Cuando tengo hambre me duele la cabeza, a veces hasta me pongo de malas. Por lo general, el ayuno me juega la mala pasada, truenan las tripas, rechina el humor, se activa la parte más primitiva de mi ser.
El hambre es una sensación dolorosa. El dolor se agrava cuando quien la padece se encuentra en los extremos de la vida, es terrible ver a un niño o a un viejo con hambre. Lo es peor, cuando la falta de comida se debe a un estado de pobreza tal que no alcanza no para comer.
Por eso se recibió con mucho entusiasmo la noticia de que el gobierno federal daría apoyos para personas mayores de sesenta y cinco años. La idea es buena, pero, como sucede con todas las ideas, no basta con que sean buenas hay que saber implementarlas y, como dijera
Cantinflas, ahí esta el detalle, chato.
Los aspirantes a recibir 525 pesos al mes, poco menos de cincuenta dólares, tienen que hacer filas de doce horas para ser inscritos en el programa. ¿Qué la gente de Sedesol no entiende que están tratando con ancianos? Es verdaderamente inhumano ver a tantas personas, con tantos años, esperando haciendo cola, para ser anotados. Hay gente que ha tenido que dormir en la calle esperando su turno.
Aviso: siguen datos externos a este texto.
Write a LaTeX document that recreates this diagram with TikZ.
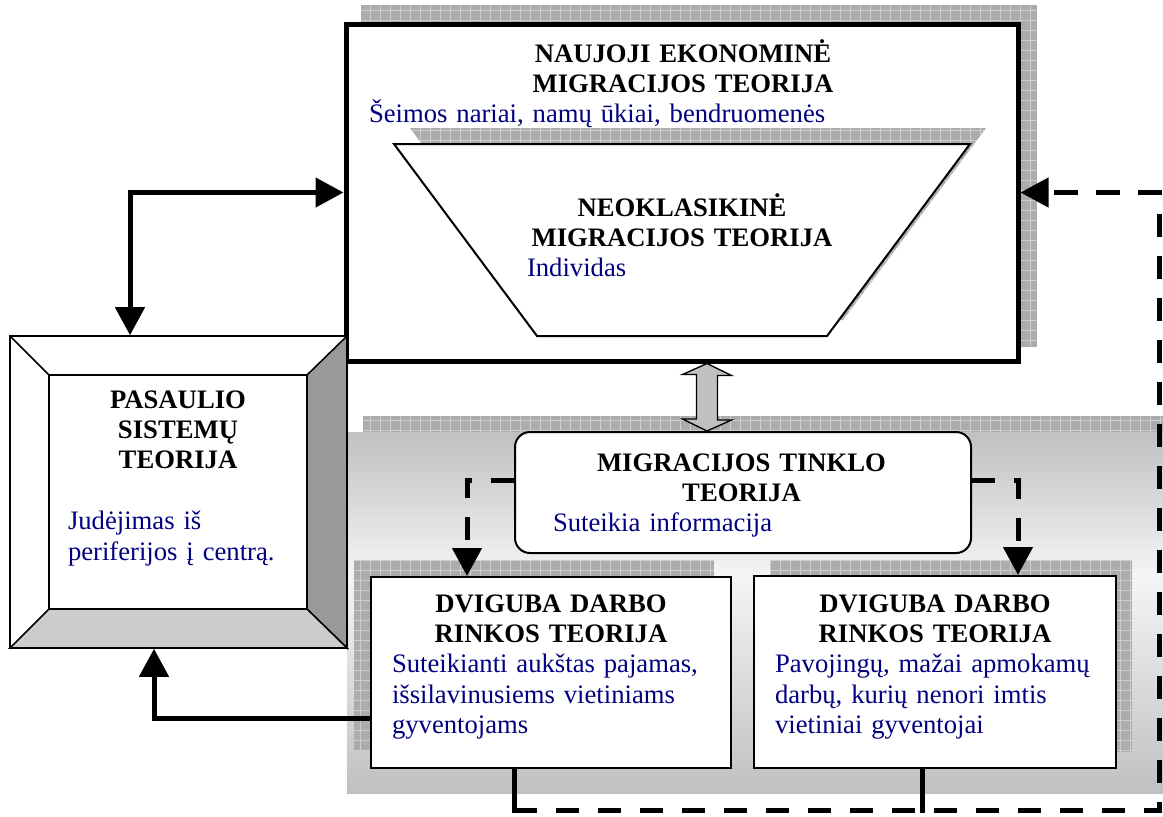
\documentclass[tikz,border=0pt]{standalone}
\usepackage{fontspec}
\setmainfont{Liberation Serif}
\usetikzlibrary{arrows.meta}
\definecolor{navy}{RGB}{0,0,128}
\definecolor{hatchgray}{RGB}{172,172,172}
\definecolor{hatchline}{RGB}{206,206,206}
\definecolor{panelgray}{RGB}{192,192,192}
\definecolor{bevdark}{RGB}{153,153,153}
\definecolor{bevlight}{RGB}{204,204,204}

\begin{document}
\begin{tikzpicture}[x=0.45pt,y=-0.45pt,>={Triangle[length=12.6pt,width=13pt]},
  font=\fontsize{12}{13.7}\selectfont]
\tikzstyle{hatch}=[fill=hatchgray, path picture={\draw[hatchline,line width=0.3pt]
  (path picture bounding box.south west) grid[step=4.5pt] (path picture bounding box.north east);}]
\tikzstyle{box}=[draw=black, fill=white, line width=0.9pt, inner sep=0pt]
\tikzstyle{txt}=[anchor=base, inner sep=0pt, align=left]
\tikzstyle{ln}=[line width=2.25pt]
\tikzstyle{dsh}=[ln, dash pattern=on 10.4pt off 8.5pt]
\useasboundingbox (0,0) rectangle (1163,816);
% pilkas fonas
\fill[hatch] (363,416) rectangle (1180,777);
\shade[top color=panelgray, bottom color=white!96!black] (347,432) rectangle (1163,576);
\shade[top color=white!96!black, bottom color=panelgray] (347,575.5) rectangle (1163,793);
% naujoji ekonomine
\fill[hatch] (361,5) rectangle (1037,347);
\node[box, line width=2.25pt, minimum width=302.4pt, minimum height=151.65pt] (nek) at (682,192.5) {};
\fill[hatch] (410,128) -- (986,128) -- (843,320) -- (553,320) -- cycle;
\filldraw[fill=white, line width=0.9pt] (394,144) -- (970,144) -- (827,336) -- (537,336) -- cycle;
% pasaulio sistemu
\node[box, line width=0.7pt, minimum width=151.65pt, minimum height=140.4pt] (pas) at (178.5,492) {};
\filldraw[fill=bevdark, line width=0.7pt] (347,336) -- (307,375) -- (307,609) -- (347,648) -- cycle;
\filldraw[fill=bevlight, line width=0.7pt] (10,648) -- (49,609) -- (307,609) -- (347,648) -- cycle;
\draw[line width=0.7pt] (10,336) -- (49,375) rectangle (307,609);
% dviguba darbo rinkos
\fill[hatch] (354,560) rectangle (714,751);
\fill[hatch] (770,560) rectangle (1132,752);
\node[box, minimum width=162pt, minimum height=85.95pt] (d1) at (551,672.5) {};
\node[box, minimum width=162.9pt, minimum height=86.4pt] (d2) at (935,672) {};
% tinklo
\node[box, rounded corners=6.75pt, minimum width=205.2pt, minimum height=54.45pt] (net) at (743,492.5) {};
\coordinate (a1) at (707,400);
\filldraw[fill=panelgray, line width=0.6pt] (a1 |- nek.south) -- ++(24.5,12) -- ++(-14,0) -- ++(0,44.5)
  -- ++(14,0) -- (a1 |- net.north) -- ++(-24.5,-12) -- ++(14,0) -- ++(0,-44.5) -- ++(-14,0) -- cycle;
% rodykles
\coordinate (k1) at (130,193);
\coordinate (k2) at (154,718);
\coordinate (k3) at (467,480);
\coordinate (k4) at (1018,480);
\coordinate (k5) at (514,810);
\coordinate (k6) at (922,810);
\coordinate (k7) at (1159,810);
\draw[ln,<->] (pas.north -| k1) -- (k1 |- nek.west) -- (nek.west);
\draw[ln,->] (d1.west |- k2) -- (k2) -- (k2 |- pas.south);
\draw[dsh,->] (net.west |- k3) -- (k3) -- (k3 |- d1.north);
\draw[dsh,->] (net.east |- k4) -- (k4) -- (k4 |- d2.north);
\draw[ln,line cap=rect] (d1.south -| k5) -- (k5);
\draw[ln,line cap=rect] (d2.south -| k6) -- (k6);
\draw[dsh,->] (k5) -- (k7) -- (k7 |- nek.east) -- (nek.east);
% tekstai
\node[txt, text width=282.6pt] (t1) at (683,62) {{\centering\bfseries NAUJOJI EKONOMINĖ\\MIGRACIJOS TEORIJA\par}\textcolor{navy}{Šeimos nariai, namų ūkiai, bendruomenės}};
\node[txt, text width=139.5pt] (t2) at (682,216) {{\centering\bfseries NEOKLASIKINĖ\\MIGRACIJOS TEORIJA\par}\textcolor{navy}{Individas}};
\node[txt, text width=99pt] (t3) at (178,408) {{\centering\bfseries PASAULIO\\SISTEMŲ\\TEORIJA\par}\vspace{\baselineskip}\textcolor{navy}{Judėjimas iš\\periferijos į centrą.}};
\node[txt, text width=169.65pt] (t4) at (741.5,471) {{\centering\bfseries MIGRACIJOS TINKLO\\TEORIJA\par}\textcolor{navy}{Suteikia informacija}};
\node[txt, text width=143.1pt] (t5) at (551,612) {{\centering\bfseries DVIGUBA DARBO\\RINKOS TEORIJA\par}\textcolor{navy}{Suteikianti aukštas pajamas,\\išsilavinusiems vietiniams\\gyventojams}};
\node[txt, text width=144pt] (t6) at (935,612) {{\centering\bfseries DVIGUBA DARBO\\RINKOS TEORIJA\par}\textcolor{navy}{Pavojingų, mažai apmokamų\\darbų, kurių nenori imtis\\vietiniai gyventojai}};
\end{tikzpicture}
\end{document}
Me entero que existen cincuenta y un ventanillas para llevar a cabo el trámite de inscripción. ¿Será que la gente de Rosario Robles no conoce la cifra de gente mayor que hay en México? Tanta ineficiencia parece estupidez, una estupidez que raya en la crueldad. ¿Eso es lo que entienden por solidaridad?
Insisto, la idea es buena. En el país hay muchos ancianos pobres que no tienen derecho jubilación ni a prestaciones, ni a seguridad social. Ese dinero no les va a resolver el problema de la vida pero sí los va a ayudar. La implementación es nefasta.
Es preciso, obligatorio, diría yo, que los beneficiarios sean tratados con dignidad, respeto y considerado, que la ayuda les llegue de forma oportuna, que el servicio que se les proporcione sea de calidad y equitativo. No es una dádiva, es un plan de una Secretaria de Estado.
Señores servidores del Estado, funcionarios de Sedesol, fíjense bien: no se trata de elevar el brazo desde el trono, extender la mano y lanzar monedas que los pobres recogerán del suelo. No, compréndanlo. No están dando limosnas. Su deber es hacer un trabajo profesional, para eso les pagamos. Para hacer bien las cosas. No para tener a nuestros viejos haciendo cola y durmiendo en la intemperie para recibir su ayuda. Merecen consideración, no sólo por su dignidad humana, especialmente por su edad.
¿No se les ha ocurrido abrir más ventanillas de servicio?, pregunto.